#### [What is expected]
Start at the line containing "Output the Python", stop at the line containing "from bokeh.resources import INLINE", and please reproduce every line in between, both ends included, without pictures.

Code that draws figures
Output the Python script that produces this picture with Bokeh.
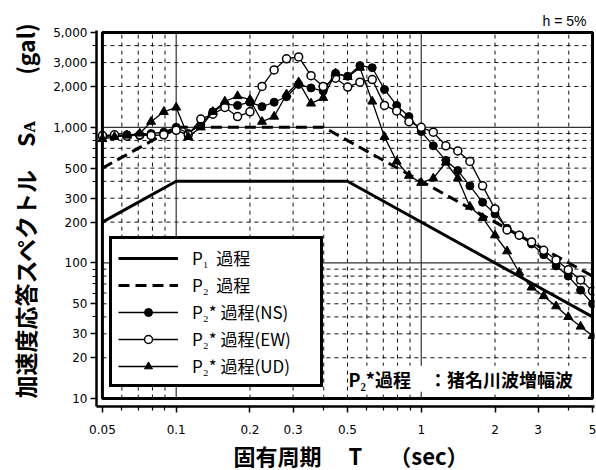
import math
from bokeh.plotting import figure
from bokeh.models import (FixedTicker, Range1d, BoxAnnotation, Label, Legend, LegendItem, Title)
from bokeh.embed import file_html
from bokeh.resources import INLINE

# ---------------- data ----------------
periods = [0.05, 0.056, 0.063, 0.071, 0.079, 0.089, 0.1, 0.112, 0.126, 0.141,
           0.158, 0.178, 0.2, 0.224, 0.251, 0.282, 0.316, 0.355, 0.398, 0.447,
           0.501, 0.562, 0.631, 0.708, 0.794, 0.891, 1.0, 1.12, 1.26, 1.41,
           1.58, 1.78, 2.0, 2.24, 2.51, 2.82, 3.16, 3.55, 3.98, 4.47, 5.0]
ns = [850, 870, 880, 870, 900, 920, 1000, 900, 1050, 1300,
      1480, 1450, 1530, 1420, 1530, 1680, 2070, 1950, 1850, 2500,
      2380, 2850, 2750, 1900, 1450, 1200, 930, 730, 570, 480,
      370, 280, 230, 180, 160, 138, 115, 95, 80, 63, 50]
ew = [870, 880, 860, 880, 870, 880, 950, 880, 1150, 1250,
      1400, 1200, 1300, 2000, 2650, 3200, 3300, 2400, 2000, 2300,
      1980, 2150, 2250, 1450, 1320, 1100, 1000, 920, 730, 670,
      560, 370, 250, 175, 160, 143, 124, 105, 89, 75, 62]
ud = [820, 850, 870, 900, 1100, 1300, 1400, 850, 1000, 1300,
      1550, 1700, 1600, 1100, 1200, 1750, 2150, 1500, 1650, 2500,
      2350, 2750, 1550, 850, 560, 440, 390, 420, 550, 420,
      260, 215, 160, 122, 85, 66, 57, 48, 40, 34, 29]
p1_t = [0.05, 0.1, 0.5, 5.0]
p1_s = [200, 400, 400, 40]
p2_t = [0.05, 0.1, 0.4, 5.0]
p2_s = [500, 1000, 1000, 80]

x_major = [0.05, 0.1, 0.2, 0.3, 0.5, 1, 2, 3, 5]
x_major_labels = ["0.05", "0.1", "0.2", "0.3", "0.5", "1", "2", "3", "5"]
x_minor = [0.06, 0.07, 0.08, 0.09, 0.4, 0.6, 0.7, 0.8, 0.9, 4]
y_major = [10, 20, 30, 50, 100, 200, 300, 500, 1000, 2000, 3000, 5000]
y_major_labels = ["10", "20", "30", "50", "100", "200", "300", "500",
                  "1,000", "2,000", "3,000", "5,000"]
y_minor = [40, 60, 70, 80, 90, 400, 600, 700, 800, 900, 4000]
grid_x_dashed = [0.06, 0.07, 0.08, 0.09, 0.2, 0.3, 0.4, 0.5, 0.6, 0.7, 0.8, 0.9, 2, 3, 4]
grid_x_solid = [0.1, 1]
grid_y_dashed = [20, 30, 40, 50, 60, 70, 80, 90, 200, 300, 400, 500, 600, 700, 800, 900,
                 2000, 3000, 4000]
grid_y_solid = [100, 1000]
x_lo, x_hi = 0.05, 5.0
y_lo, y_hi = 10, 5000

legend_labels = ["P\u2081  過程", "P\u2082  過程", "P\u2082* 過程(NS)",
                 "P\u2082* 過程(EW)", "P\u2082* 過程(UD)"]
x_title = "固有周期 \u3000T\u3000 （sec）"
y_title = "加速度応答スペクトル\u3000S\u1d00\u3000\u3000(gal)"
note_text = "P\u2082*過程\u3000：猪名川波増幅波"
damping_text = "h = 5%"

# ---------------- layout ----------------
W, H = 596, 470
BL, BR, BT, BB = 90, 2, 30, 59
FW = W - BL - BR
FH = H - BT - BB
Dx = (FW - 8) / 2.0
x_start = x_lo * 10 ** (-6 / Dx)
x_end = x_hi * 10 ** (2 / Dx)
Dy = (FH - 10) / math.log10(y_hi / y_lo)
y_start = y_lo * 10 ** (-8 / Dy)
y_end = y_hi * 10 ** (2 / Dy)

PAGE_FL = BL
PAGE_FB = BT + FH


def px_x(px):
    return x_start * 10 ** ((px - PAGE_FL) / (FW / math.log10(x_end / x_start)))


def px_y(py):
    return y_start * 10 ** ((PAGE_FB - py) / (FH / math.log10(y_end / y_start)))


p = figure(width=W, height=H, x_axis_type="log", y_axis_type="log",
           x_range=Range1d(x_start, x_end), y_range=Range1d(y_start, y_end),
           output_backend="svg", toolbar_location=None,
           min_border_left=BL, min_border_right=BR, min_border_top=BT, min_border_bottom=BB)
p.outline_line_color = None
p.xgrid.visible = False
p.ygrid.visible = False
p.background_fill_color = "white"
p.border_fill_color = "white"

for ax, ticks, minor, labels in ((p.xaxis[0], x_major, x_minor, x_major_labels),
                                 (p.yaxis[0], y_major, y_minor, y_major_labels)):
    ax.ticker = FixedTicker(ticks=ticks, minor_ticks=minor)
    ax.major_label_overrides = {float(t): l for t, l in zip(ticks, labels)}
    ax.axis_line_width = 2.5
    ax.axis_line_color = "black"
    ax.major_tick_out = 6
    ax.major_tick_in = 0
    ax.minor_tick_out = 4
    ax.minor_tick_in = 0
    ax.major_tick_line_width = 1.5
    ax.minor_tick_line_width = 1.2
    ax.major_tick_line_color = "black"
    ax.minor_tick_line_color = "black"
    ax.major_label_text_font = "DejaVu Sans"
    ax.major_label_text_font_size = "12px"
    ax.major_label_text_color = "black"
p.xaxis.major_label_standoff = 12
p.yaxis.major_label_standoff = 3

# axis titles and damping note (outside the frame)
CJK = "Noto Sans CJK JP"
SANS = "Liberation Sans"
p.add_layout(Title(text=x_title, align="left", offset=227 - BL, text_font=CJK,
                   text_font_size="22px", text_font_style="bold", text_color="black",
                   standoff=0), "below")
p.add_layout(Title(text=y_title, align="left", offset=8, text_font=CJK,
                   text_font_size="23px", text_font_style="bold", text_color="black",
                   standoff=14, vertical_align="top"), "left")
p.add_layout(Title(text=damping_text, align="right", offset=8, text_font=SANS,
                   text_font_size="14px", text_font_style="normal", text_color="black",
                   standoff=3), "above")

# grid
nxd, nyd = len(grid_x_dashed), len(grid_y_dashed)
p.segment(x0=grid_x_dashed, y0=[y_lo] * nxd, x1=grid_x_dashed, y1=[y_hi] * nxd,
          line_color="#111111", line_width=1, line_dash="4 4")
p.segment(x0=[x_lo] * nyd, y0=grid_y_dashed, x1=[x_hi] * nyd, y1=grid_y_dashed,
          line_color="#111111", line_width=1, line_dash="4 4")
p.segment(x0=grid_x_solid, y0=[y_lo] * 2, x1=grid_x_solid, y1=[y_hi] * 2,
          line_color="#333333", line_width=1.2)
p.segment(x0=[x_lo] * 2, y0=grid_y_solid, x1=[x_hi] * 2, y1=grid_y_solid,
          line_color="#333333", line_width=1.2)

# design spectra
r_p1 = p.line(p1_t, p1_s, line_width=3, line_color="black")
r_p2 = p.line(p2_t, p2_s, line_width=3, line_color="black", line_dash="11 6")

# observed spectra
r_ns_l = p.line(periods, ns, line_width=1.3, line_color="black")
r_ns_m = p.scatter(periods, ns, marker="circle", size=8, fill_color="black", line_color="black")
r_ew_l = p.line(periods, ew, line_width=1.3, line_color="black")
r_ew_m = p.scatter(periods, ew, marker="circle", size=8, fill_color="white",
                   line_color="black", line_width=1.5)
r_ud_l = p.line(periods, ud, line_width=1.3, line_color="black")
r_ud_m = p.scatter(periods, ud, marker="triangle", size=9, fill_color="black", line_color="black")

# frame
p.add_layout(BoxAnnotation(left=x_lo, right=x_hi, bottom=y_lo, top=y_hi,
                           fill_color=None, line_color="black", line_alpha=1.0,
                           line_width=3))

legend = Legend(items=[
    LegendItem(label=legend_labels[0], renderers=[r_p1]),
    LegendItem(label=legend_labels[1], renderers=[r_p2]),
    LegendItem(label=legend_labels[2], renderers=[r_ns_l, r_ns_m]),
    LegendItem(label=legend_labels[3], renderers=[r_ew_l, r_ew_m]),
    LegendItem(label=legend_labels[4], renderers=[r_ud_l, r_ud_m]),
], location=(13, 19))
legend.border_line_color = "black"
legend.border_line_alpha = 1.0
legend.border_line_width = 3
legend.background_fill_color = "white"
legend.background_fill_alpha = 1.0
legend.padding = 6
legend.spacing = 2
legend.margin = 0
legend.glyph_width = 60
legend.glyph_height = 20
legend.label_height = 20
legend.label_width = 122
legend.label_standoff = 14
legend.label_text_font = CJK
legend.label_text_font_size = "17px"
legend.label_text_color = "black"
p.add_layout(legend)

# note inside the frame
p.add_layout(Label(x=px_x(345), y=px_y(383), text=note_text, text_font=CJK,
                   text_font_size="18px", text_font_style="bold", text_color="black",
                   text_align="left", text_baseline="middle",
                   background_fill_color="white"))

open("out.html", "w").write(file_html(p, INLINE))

==

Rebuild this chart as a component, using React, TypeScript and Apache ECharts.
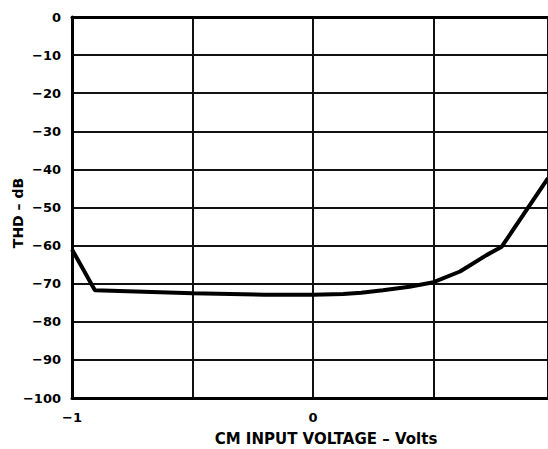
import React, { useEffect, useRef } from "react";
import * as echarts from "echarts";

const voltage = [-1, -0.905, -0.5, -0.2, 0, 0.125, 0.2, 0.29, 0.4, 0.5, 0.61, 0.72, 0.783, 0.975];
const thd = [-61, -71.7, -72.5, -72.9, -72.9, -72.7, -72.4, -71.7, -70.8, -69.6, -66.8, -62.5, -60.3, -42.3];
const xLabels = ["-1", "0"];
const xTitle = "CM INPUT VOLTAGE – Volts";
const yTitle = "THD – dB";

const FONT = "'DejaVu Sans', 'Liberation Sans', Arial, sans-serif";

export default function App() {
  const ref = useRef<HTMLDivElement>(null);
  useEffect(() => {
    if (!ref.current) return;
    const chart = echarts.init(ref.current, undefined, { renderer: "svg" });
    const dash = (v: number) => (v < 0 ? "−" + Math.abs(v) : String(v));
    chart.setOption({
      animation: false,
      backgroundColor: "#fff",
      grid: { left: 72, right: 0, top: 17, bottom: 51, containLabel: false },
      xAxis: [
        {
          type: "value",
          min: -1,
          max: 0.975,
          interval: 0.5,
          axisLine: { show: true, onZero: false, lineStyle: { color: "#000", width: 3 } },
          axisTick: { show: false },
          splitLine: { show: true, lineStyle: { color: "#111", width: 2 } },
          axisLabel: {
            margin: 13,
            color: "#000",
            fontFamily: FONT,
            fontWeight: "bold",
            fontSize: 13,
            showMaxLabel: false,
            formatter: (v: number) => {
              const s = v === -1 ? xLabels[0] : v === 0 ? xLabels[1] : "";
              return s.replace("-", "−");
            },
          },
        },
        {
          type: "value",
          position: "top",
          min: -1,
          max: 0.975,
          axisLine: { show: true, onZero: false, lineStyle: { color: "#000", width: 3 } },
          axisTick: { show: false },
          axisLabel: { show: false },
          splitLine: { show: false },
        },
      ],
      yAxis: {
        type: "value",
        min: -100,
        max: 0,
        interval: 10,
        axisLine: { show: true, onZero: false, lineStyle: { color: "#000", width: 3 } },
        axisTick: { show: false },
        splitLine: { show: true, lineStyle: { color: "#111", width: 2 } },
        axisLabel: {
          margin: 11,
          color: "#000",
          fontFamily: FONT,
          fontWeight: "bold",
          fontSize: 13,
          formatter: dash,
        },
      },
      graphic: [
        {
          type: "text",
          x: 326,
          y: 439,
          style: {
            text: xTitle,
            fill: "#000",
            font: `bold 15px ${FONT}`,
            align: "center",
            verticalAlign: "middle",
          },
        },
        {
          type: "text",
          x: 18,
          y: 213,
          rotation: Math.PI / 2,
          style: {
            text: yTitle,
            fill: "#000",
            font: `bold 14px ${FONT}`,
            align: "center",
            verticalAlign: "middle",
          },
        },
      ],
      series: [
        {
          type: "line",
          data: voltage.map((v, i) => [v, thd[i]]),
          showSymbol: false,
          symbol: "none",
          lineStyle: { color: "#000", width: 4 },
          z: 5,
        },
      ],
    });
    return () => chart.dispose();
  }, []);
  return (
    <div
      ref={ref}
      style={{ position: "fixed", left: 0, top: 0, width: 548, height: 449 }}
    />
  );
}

#### [Result of the exercise]
Output the Python script that produces this picture with Bokeh.
import math
from bokeh.plotting import figure
from bokeh.models import (FixedTicker, Range1d, BoxAnnotation, Label, Legend, LegendItem, Title)
from bokeh.embed import file_html
from bokeh.resources import INLINE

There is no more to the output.